Saisie ces dernières années de plusieurs projets du ministère de l’Intérieur tels que l'expérimentation des visas biométriques dans les aéroports, la Commission nationale informatique et libertés (Cnil) a-t-elle donné son feu vert à ce nouveau fichage ? Selon la responsable de la Direction des Affaires juridiques de la Cnil, Sophie Vulliet-Tavernier, la Commission n’a pas donné son assentiment total à la mise en place d’une telle base de données. Elle explique que : «saisie d’une demande d’avis en mai 2006, la Cnil avait deux mois pour rendre son avis. Compte tenu des moyens limités dont elle dispose et du nombre crossant de dossiers dont elle est saisie, la Commission n’a pu rendre dans les délais qui lui étaient impartis par la loi d'avis motivé. Au terme de la loi, faute de réponse de la Cnil, l’avis est donc favorable. Le ministère de l’Intérieur a fait application de la loi et a mis en place son fichier».

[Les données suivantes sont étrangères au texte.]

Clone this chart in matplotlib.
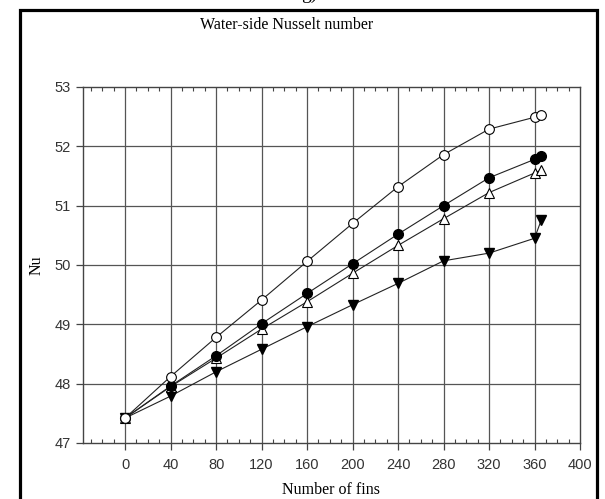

Une des dispositions de la loi «informatique et libertés» réformée en août 2004 prévoit que la création de certains fichiers informatisés soit soumise à un contrôle préalable de la Cnil et non plus seulement à une déclaration préalable. L'autorisation de la Commission est notamment nécessaire si le fichier intéresse la sécurité publique ou a pour objet la prévention, la recherche ou la constatation ou la poursuite d'infractions pénales ou encore l'exécution de condamnations pénales ou de mesures de sécurité. Pour autant, la Cnil peut-elle encore intervenir après n’avoir pas répondu dans les temps légaux ? La réponse est oui, comme l’indique Sophie Vulliet-Tavernier: «Il n’est pas illégitime de mettre en place un fichier administratif pour gérer les procédures complexes d’éloignement. Rien n’empêche la Commission de saisir le ministère de l’Intérieur pour l’interroger sur tel ou tel point du fichier en question ou bien encore de diligenter une mission de contrôle sur place».
Reste que dans l’immédiat, cette base de données va venir s’ajouter à celles qui existent déjà : fichier de gestion administrative des dossiers des ressortissants étrangers en France (AGDREF) sur la validité et la régularité des titres de séjour, fichier des personnes recherchées (FPR), fichier des hôtes étrangers , fichier des empreintes digitales des réfugiés et apatrides.